To the point of his resignation from The Intercept (an outlet he was a driving factor in founding as I'm obviously sure you know), my takeaway was that it came down to the Hunter Biden laptop story and the crazy interrelations between the so-called Intelligence Community (IC) and DNC party apparatus. He did turn out to be right.
If you are unhappy or uncomfortable with his cozying up to Tucker, I can empathize, but TC has been one of the few willing right wing fascists to actually criticize the warmongers in DC (even if for personally motivated and cynical reasons, which I will not pretend to arbitrate one way or another) on a major warmongering nooooze channel like Fox.
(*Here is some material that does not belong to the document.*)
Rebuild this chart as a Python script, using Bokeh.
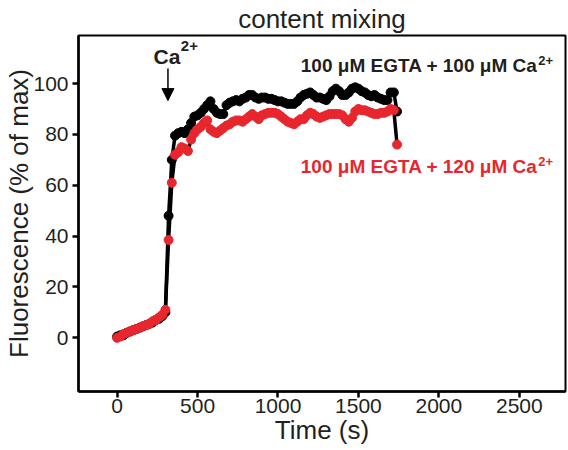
from bokeh.plotting import figure
from bokeh.models import Range1d, FixedTicker, Label, Arrow, NormalHead
from bokeh.embed import file_html
from bokeh.resources import INLINE

# ---- data ----
time_s = [0, 20, 40, 60, 80, 100, 120, 140, 160, 180,
          200, 220, 240, 260, 280, 300, 320, 340, 360, 380,
          400, 420, 440, 460, 480, 500, 520, 540, 560, 580,
          600, 620, 640, 660, 680, 700, 720, 740, 760, 780,
          800, 820, 840, 860, 880, 900, 920, 940, 960, 980,
          1000, 1020, 1040, 1060, 1080, 1100, 1120, 1140, 1160, 1180,
          1200, 1220, 1240, 1260, 1280, 1300, 1320, 1340, 1360, 1380,
          1400, 1420, 1440, 1460, 1480, 1500, 1520, 1540, 1560, 1580,
          1600, 1620, 1640, 1660, 1680, 1700, 1720, 1740]

egta100_ca100 = [0.5, 1.0, 1.0, 2.0, 2.5, 3.0, 3.5, 4.0, 4.5, 5.0,
                 5.5, 6.0, 7.0, 7.5, 8.5, 10.0, 48.0, 70.0, 79.5, 80.5,
                 81.0, 80.5, 82.0, 84.5, 87.0, 87.5, 88.5, 90.0, 91.5, 93.0,
                 90.0, 88.5, 88.0, 88.0, 91.5, 92.5, 93.0, 93.5, 93.0, 94.0,
                 94.5, 95.5, 95.5, 94.5, 94.0, 94.5, 94.5, 94.0, 94.0, 93.5,
                 93.0, 93.0, 92.5, 92.0, 92.0, 92.0, 93.0, 94.5, 95.5, 96.0,
                 96.5, 95.5, 94.5, 94.5, 94.0, 93.5, 95.0, 97.0, 98.0, 97.0,
                 95.5, 95.5, 96.5, 98.0, 98.5, 98.0, 97.0, 96.5, 95.5, 95.0,
                 95.5, 94.5, 94.0, 93.5, 93.5, 96.5, 96.5, 89.0]

egta100_ca120 = [0.0, 0.5, 1.5, 2.0, 2.5, 3.0, 3.5, 4.0, 4.5, 5.0,
                 5.5, 6.5, 7.0, 8.0, 9.0, 11.0, 38.5, 61.0, 72.0, 73.0,
                 75.0, 74.5, 73.5, 78.0, 80.5, 82.0, 83.0, 84.5, 85.5, 82.0,
                 81.0, 80.5, 81.5, 82.5, 83.5, 84.0, 85.0, 85.5, 85.5, 85.0,
                 86.0, 87.0, 88.0, 87.0, 86.0, 87.5, 88.0, 88.5, 88.5, 88.5,
                 88.0, 87.0, 86.0, 85.0, 84.5, 84.0, 85.0, 86.0, 86.0, 87.5,
                 88.5, 88.0, 87.0, 86.5, 87.0, 87.5, 88.0, 88.0, 88.0, 88.0,
                 87.5, 86.0, 85.0, 86.5, 89.0, 90.0, 89.5, 89.5, 89.0, 88.5,
                 88.0, 88.0, 88.5, 88.5, 89.0, 90.0, 89.5, 76.0]

x_ticks = [0, 500, 1000, 1500, 2000, 2500]
y_ticks = [0, 20, 40, 60, 80, 100]

FONT = "Liberation Sans"
RED = "#e8262d"
TXT = "#231f20"

p = figure(width=568, height=450,
           x_range=Range1d(-240, 2787), y_range=Range1d(-21.1, 118.9),
           output_backend="svg", toolbar_location=None,
           min_border_left=78, min_border_right=3,
           min_border_top=35, min_border_bottom=59)
p.grid.visible = False
p.outline_line_color = "black"
p.outline_line_width = 2
p.background_fill_color = "white"
p.border_fill_color = "white"

p.title.text = "content mixing"
p.title.align = "center"
p.title.text_font = FONT
p.title.text_font_size = "26px"
p.title.text_font_style = "normal"
p.title.text_color = TXT
p.title.standoff = 3

p.xaxis.ticker = FixedTicker(ticks=x_ticks)
p.yaxis.ticker = FixedTicker(ticks=y_ticks)
for ax in (p.xaxis[0], p.yaxis[0]):
    ax.axis_line_width = 2.5
    ax.axis_line_color = "black"
    ax.major_tick_line_width = 2.5
    ax.major_tick_line_color = "black"
    ax.major_tick_out = 6
    ax.major_tick_in = 0
    ax.minor_tick_line_color = None
    ax.major_label_text_font = FONT
    ax.major_label_text_font_size = "21px"
    ax.major_label_text_color = TXT
    ax.axis_label_text_font = FONT
    ax.axis_label_text_font_size = "26px"
    ax.axis_label_text_font_style = "normal"
    ax.axis_label_text_color = TXT

p.xaxis.axis_label = "Time (s)"
p.yaxis.axis_label = "Fluorescence (% of max)"
p.xaxis.major_label_standoff = 1
p.xaxis.axis_label_standoff = -1
p.yaxis.major_label_standoff = 4
p.yaxis.axis_label_standoff = -4

# series
p.line(time_s, egta100_ca100, line_color="black", line_width=3.5)
p.line(time_s, egta100_ca120, line_color="black", line_width=3.5)
p.scatter(time_s, egta100_ca100, size=9, fill_color="black", line_color="black")
p.scatter(time_s, egta100_ca120, size=9, fill_color=RED, line_color=RED)

# Ca2+ addition marker
p.add_layout(Label(x=393, y=110.7, text="Ca", text_align="right",
                   text_baseline="alphabetic", text_font=FONT, text_font_style="bold",
                   text_font_size="21px", text_color=TXT))
p.add_layout(Label(x=396, y=114.6, text="2+", text_align="left",
                   text_baseline="alphabetic", text_font=FONT, text_font_style="bold",
                   text_font_size="15px", text_color=TXT))
p.add_layout(Arrow(end=NormalHead(size=12, fill_color="black", line_color="black"),
                   x_start=316, y_start=105.9, x_end=316, y_end=93.3,
                   line_color="black", line_width=1.5))

# series labels
def sup_label(text, y, color):
    p.add_layout(Label(x=2613, y=y, text=text, text_align="right",
                       text_baseline="alphabetic", text_font=FONT, text_font_style="bold",
                       text_font_size="19px", text_color=color))
    p.add_layout(Label(x=2618, y=y + 1.9, text="2+", text_align="left",
                       text_baseline="alphabetic", text_font=FONT, text_font_style="bold",
                       text_font_size="13px", text_color=color))

sup_label("100 \u03bcM EGTA + 100 \u03bcM Ca", 107.0, TXT)
sup_label("100 \u03bcM EGTA + 120 \u03bcM Ca", 67.5, RED)

open("out.html", "w").write(file_html(p, INLINE))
For which I believe he ultimately lost his job. The crap about sexual harassment or "creating a hostile work environment" for females is thin gruel considering he never actually met in-person the woman who made the accusation. Seems all too convenient given his criticisms of the US-Ukraine proxy war on Russia that immediately preceded his firing. He was the most viewed program on Rupert Murdoch's Faux Snooze prior and it harkens back to Phil Donanue, even if Phil is actually a man of real and documented conscience, comparatively speaking.
Looking forward to the next installment. Personally I wish you'd extend it to 5 or 6 articles because there is ample information to mine. I will still probably never understand the motivations for skipping that story I mentioned before, which was predicated on Saudi Arabia and other Gulf monarchy support for the anti-Assad terror squads in Syria (as exposed by a Snowden leak) but who knows. I think each of these Greenwald articles deserve a much deeper dive and less guilt by association. Or at least pointing out how stupid and greedy someone has to be to align with Alex Fuckin' Jones - a person I am convinced is controlled opposition and whose output abides by the stopped clock principle. Like why in the hell would a "serious" person hitch his trailer to THAT wagon considering all the baggage unless out of pure greed?